What led to all of this was that the tall foreheads at NASCAR and DIS decided mid-way through last season that because the NFL had threatened to go to an 18-game schedule and that would backup its Super Bowl — the biggest single-day sporting event on the planet — to a week before the Daytona 500 it had no choice to move the race back a week as well.

The choice was made because it was felt the huge footprint that the Super Bowl leaves on the sporting world would overshadow NASCAR’s big event, even a week later.

The irony is that if the race had been held on its decades-old third Sunday in February, the Daytona 500 would have had blue skies and Florida temperatures of 30C.

The debate now — as NASCAR prepares its 2013 calendar of events — is whether the Daytona 500 should be moved back to its traditional date.

Joie Chitwood, the DIS boss, has already told NASCAR that he wants to keep a safe two-week distance from the NFL behemoth. Hopefully this year’s weather fiasco changes his mind.

But if there is a silver lining in all of this — and when you are talking about NASCAR there always seems to be one — it is that a date on the FOX prime time schedule could be a ratings boon for stock car racing.

Even NASCAR president Mike Helton seems to think that could be an ancillary benefit of Monday night’s Daytona 500.

“It’s in prime time; the first Daytona 500 in prime time,” he said Monday before the start of the race.

“You like to try to make some lemonade out of lemons, and ideally the race would have started yesterday as scheduled, and it would have been sunny, and we would have been celebrating a Daytona 500 champion today, but under the circumstances we’re just trying to make the best decisions collectively, including FOX.”

The prospect of seeing the Daytona 500 under the lights — another thing that has never happened before and thus brings with it a novelty factor — does make it more appealing for NASCAR bosses.

“Well, there’s no question that the Daytona 500 is our premier event, and it starts our season, so that has a lot of challenges if it doesn’t go just right,” Helton said. “But from NASCAR’s perspective we try to make the decision that’s good for the entire industry, but certainly we would have liked for the Daytona 500 to run on schedule yesterday with a bright, sunny day. But it didn’t quite happen that way. So now we’re just trying to get it done as correctly as we can.”

There is also the Danica Patrick factor — as in the first Sprint Cup race for the newest, freshest face in NASCAR.

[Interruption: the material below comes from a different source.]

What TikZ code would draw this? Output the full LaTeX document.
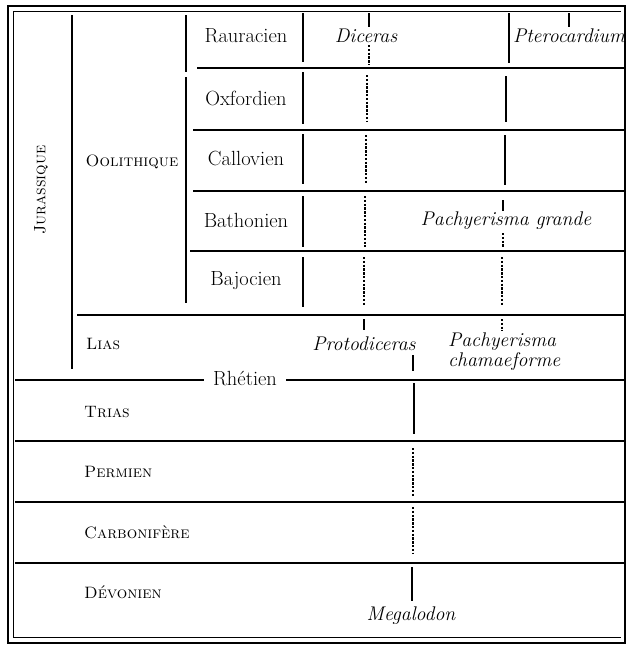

The whole series is hoping that her presence alone will bring a new set of eyeballs to the telecast of the race.

If souvenir sales the past week at Daytona — her likeness is everywhere here — are any gauge then NASCAR is in for a whole flock of new fans.

The lines up at her souvenir trailers at the track were double wide and long.

A quick tour of the two big retail outlets at the track showed one completely sold out of Danica shirts and the other left with just a few.

So her impact is certainly already being felt on NASCAR’s own version of the Super Bowl.

FINISH LINES

In spite of finishing 34th in the Camping World Truck Series on Friday, J.R. Fitzpatrick, of Cambridge, Ont., and the No. 60 Equipment Express Chevrolet Silverado team pocketed $9,670 U.S. for 61 laps of racing. That’s small change compared to winner John King’s $76,525 payout ... In the Nationwide race on Saturday, Canadian owned teams — the No. 27 GC International Ford and the No. 81

MacDonald Motorsports Dodge — earned $43,170 and $47,333 respectively. ... KV Racing Technology co-owners Kevin Kalkhoven and Jimmy Vasser announced Monday that Venezuelan E. J. Viso will return to the team for the 2012 IZOD IndyCar Series season. Viso, 26, will drive the No. 5 Chevrolet powered Dallara DW12 with money from his home country’s oil and gas giant CITCO ... It was neat to see Toyota boss of bosses Akio Toyoda taking a few laps around Daytona’s 2.5-mile track with Kyle Busch in a NASCAR Sprint Cup car ..... Bad news for the Marussia Formula 1 team, where Canada’s Robert Wickens was a backup driver last season. The team has been forced to scrap plans to run its new Formula 1 car at this week’s Barcelona test after failing the final mandatory crash test. In a new move instituted for the 2012 season, F-1 teams have to pass the crash tests before they are allowed to run their cars at an official test.